I will have access to sorted lists of Tweets, one for each ranking score. So I'm looking for an algorithm to efficiently search through these lists to find my top N.

NOTICE: This answer is provided due to the belief that knowledge is always good (even if it might be used for evil purposes). If you are able to obtain and store/track information like age, author follower count, keyword mentions, etc without ensuring participants fully understand how their data will be used and without obtaining every participant's explicit consent (and without "opt-in, with the ability to opt out at any time"); then you are violating people's privacy and deserve bankruptcy for your grossly unethical malware. It's bad enough that multiple large companies are evil without making it worse.
Assume there's a formula like score = a_rank * a_weight + b_rank * b_weight + c_rank * c_weight.
This can be split into pieces, like:
a_score = a_rank * a_weight
b_score = b_rank * b_weight
c_score = c_rank * c_weight
score = a_score + b_score + c_score
If you know the range of a_rank you can sort the entries into "a_rank buckets". For example, if you have 100 buckets and "a_rank" can be a value from "a_rank_min" to "a_rank_max"; then "bucket_number = (a_rank - a_rank_min) * 100 / (a_rank_max - a_rank_min)".
From here you can say that all entries in a specific "a_rank bucket" must have an "a_score" in a specific range; and you can calculate the minimum and maximum possible "a_score" for all entries in a bucket from "bucket_number" alone; using formulas like "min_a_score_for_bucket = (bucketNumber * (a_rank_max - a_rank_min) / 100 + a_rank_min) * a_weight" and "max_a_score_for_bucket = ( (bucketNumber+1) * (a_rank_max - a_rank_min) / 100 + a_rank_min) * a_weight - 1".
The next step is to establish a "current 10 entries with the highest score so far". Do this by selecting the first 10 entries from the highest "a_rank bucket/s" and calculate their scores fully.

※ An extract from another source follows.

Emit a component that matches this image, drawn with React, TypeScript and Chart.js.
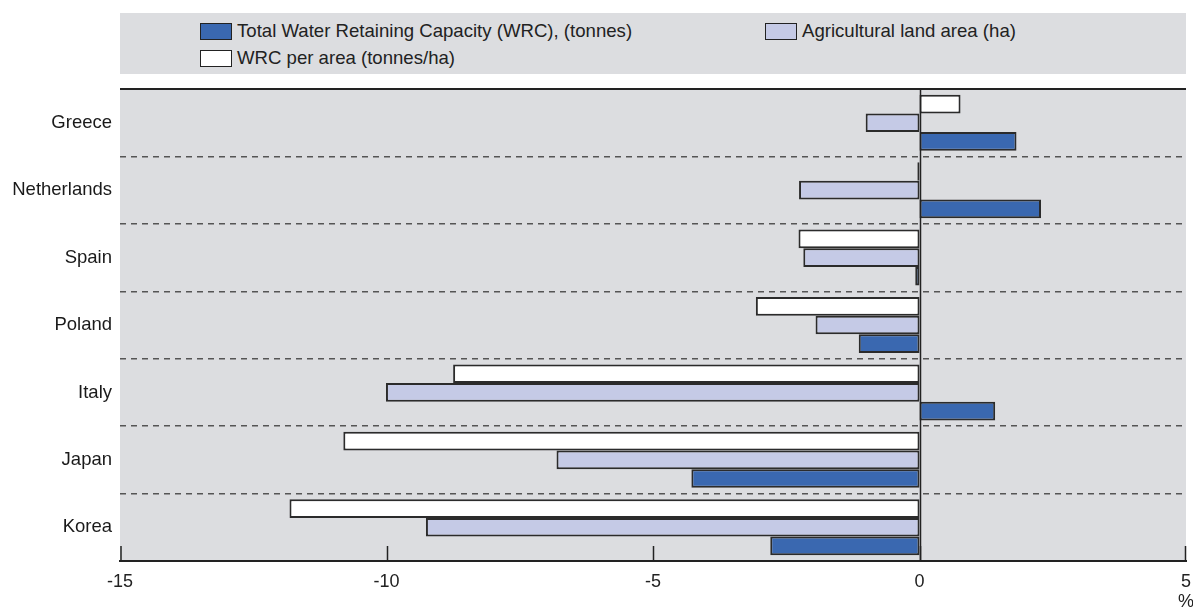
import React, { useEffect, useRef } from "react";
import { Chart, registerables } from "chart.js";

Chart.register(...registerables);

const countries = ["Greece", "Netherlands", "Spain", "Poland", "Italy", "Japan", "Korea"];
const totalWRC = [1.82, 2.28, -0.08, -1.14, 1.42, -4.28, -2.8];
const agriculturalArea = [-1.01, -2.26, -2.18, -1.95, -10.01, -6.81, -9.26];
const wrcPerArea = [0.77, -0.04, -2.27, -3.07, -8.75, -10.81, -11.82];
const xTickValues = [-15, -10, -5, 0, 5];
const seriesNames = [
  "Total Water Retaining Capacity (WRC), (tonnes)",
  "Agricultural land area (ha)",
  "WRC per area (tonnes/ha)",
];
const unitLabel = "%";

const GRAY = "#dcdde0";
const DARK = "#222222";
const BLUE = "#3a68b0";
const LAVENDER = "#c5cae6";
const WHITE = "#ffffff";
const NARROW = "'Liberation Sans Narrow', 'Arial Narrow', 'Liberation Sans', Arial, sans-serif";
const SANS = "'Liberation Sans', Arial, sans-serif";

const decorPlugin = {
  id: "decor",
  beforeDraw(chart: any) {
    const { ctx, chartArea } = chart;
    ctx.save();
    ctx.fillStyle = GRAY;
    ctx.fillRect(chartArea.left, chartArea.top, chartArea.right - chartArea.left, chartArea.bottom - chartArea.top);
    ctx.restore();
  },
  afterDatasetsDraw(chart: any) {
    const { ctx, chartArea } = chart;
    const xs = chart.scales.x;
    ctx.save();
    ctx.strokeStyle = DARK;
    // top border
    ctx.lineWidth = 2;
    ctx.beginPath();
    ctx.moveTo(chartArea.left, chartArea.top);
    ctx.lineTo(chartArea.right, chartArea.top);
    ctx.stroke();
    // zero line
    const x0 = Math.round(xs.getPixelForValue(0)) + 0.5;
    ctx.lineWidth = 1.5;
    ctx.beginPath();
    ctx.moveTo(x0, chartArea.top);
    ctx.lineTo(x0, chartArea.bottom);
    ctx.stroke();
    // inner tick marks
    xTickValues.forEach((v) => {
      let px = Math.round(xs.getPixelForValue(v)) + 0.5;
      if (v === xTickValues[0]) px += 0.5;
      if (v === xTickValues[xTickValues.length - 1]) px -= 1;
      ctx.beginPath();
      ctx.moveTo(px, chartArea.bottom - 15);
      ctx.lineTo(px, chartArea.bottom);
      ctx.stroke();
    });
    // unit label
    ctx.fillStyle = DARK;
    ctx.font = `18px ${NARROW}`;
    ctx.textAlign = "center";
    ctx.textBaseline = "middle";
    ctx.fillText(unitLabel, xs.getPixelForValue(5), 602);
    ctx.restore();
  },
};

function LegendItem({ left, top, color, text }: { left: number; top: number; color: string; text: string }) {
  return (
    <>
      <div
        style={{
          position: "absolute",
          left,
          top,
          width: 30,
          height: 15,
          background: color,
          border: `1.5px solid ${DARK}`,
        }}
      />
      <div
        style={{
          position: "absolute",
          left: left + 37,
          top: top - 3,
          height: 22,
          lineHeight: "22px",
          font: `18.6px ${NARROW}`,
          color: DARK,
          whiteSpace: "nowrap",
        }}
      >
        {text}
      </div>
    </>
  );
}

export default function App() {
  const canvasRef = useRef<HTMLCanvasElement | null>(null);

  useEffect(() => {
    if (!canvasRef.current) return;
    const barStyle = { borderColor: "#2b2b2b", borderWidth: 2, borderSkipped: false };
    const chart = new Chart(canvasRef.current, {
      type: "bar",
      data: {
        labels: countries,
        datasets: [
          { label: seriesNames[2], data: wrcPerArea, backgroundColor: WHITE, ...barStyle },
          { label: seriesNames[1], data: agriculturalArea, backgroundColor: LAVENDER, ...barStyle },
          { label: seriesNames[0], data: totalWRC, backgroundColor: BLUE, ...barStyle },
        ],
      },
      options: {
        indexAxis: "y",
        responsive: false,
        animation: false,
        devicePixelRatio: 1,
        layout: { padding: { top: 89, right: 7, left: 0, bottom: 0 } },
        datasets: {
          bar: { categoryPercentage: 0.83, barPercentage: 1 },
        },
        plugins: {
          legend: { display: false },
          tooltip: { enabled: false },
        },
        scales: {
          x: {
            type: "linear",
            min: -15,
            max: 5,
            afterFit: (scale: any) => {
              scale.height = 46;
              scale.paddingLeft = 0;
              scale.paddingRight = 0;
            },
            afterBuildTicks: (scale: any) => {
              scale.ticks = xTickValues.map((v) => ({ value: v }));
            },
            grid: { display: false, drawTicks: false },
            border: { display: true, color: DARK, width: 2 },
            ticks: {
              padding: 10,
              color: DARK,
              font: { family: NARROW, size: 18 },
            },
          },
          y: {
            type: "category",
            afterFit: (scale: any) => {
              scale.width = 120;
              scale.paddingTop = 0;
              scale.paddingBottom = 0;
            },
            grid: {
              display: true,
              offset: true,
              drawTicks: false,
              lineWidth: 1.5,
              color: (ctx: any) => (ctx.index === 0 || ctx.index >= countries.length ? "rgba(0,0,0,0)" : "#555555"),
            },
            border: { display: false, dash: [6, 5] },
            ticks: {
              padding: 8,
              color: "#1a1a1a",
              font: { family: SANS, size: 18.5 },
            },
          },
        },
      },
      plugins: [decorPlugin],
    } as any);
    return () => chart.destroy();
  }, []);

  return (
    <div style={{ position: "fixed", left: 0, top: 0, width: 1193, height: 607, background: "#fff" }}>
      <div style={{ position: "absolute", left: 120, top: 13, width: 1066, height: 61, background: GRAY }} />
      <LegendItem left={200} top={23} color={BLUE} text={seriesNames[0]} />
      <LegendItem left={765} top={23} color={LAVENDER} text={seriesNames[1]} />
      <LegendItem left={200} top={50} color={WHITE} text={seriesNames[2]} />
      <canvas
        ref={canvasRef}
        width={1193}
        height={607}
        style={{ position: "absolute", left: 0, top: 0, width: 1193, height: 607 }}
      />
    </div>
  );
}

Once this is done (and you know "10th highest score so far") you can calculate a filter for each bucket. If you assume all entries in a bucket have the maximum possible a_rank (determined from the bucket number alone) and the maximum possible c_rank (determined from the possible range of all c_rank values) then you can calculate the minimum value for b_rank that would be needed for the entry's score to be higher than "10th highest score so far"; and in the same way, if you assume all entries in a bucket have the maximum possible a_rank and the maximum possible b_rank you can calculate the minimum value for c_rank that would be needed. The "minimum needed b_rank" and "minimum needed c_rank" can then be used to skip over entries that couldn't possibly beat the "10th highest score so far" without calculating the score for any of those entries.
Of course every time you find an entry with a higher score than the "10th highest score so far" you will get a new "10th highest score so far" and will have to recalculate the "minimum needed b_rank" and "minimum needed c_rank" for the buckets. Ideally you'd look at buckets in "highest a_rank bucket first" order and therefore will only calculate the "minimum needed b_rank" and "minimum needed c_rank" for the current bucket
Near the start (while you're looking at the bucket with the highest a_rank values) it probably won't filter out many entries and might even make performance worse (due to the cost of recalculating "minimum needed b_rank" and "minimum needed c_rank" values). Near the end (while you're looking at the buckets with the lowest a_rank values) you may be able to skip entire buckets without looking at any entry in them.
Note that:
all the weights can change without changing any of the buckets; but it's nicer for performance if "a_rank" has the strongest influence on the score.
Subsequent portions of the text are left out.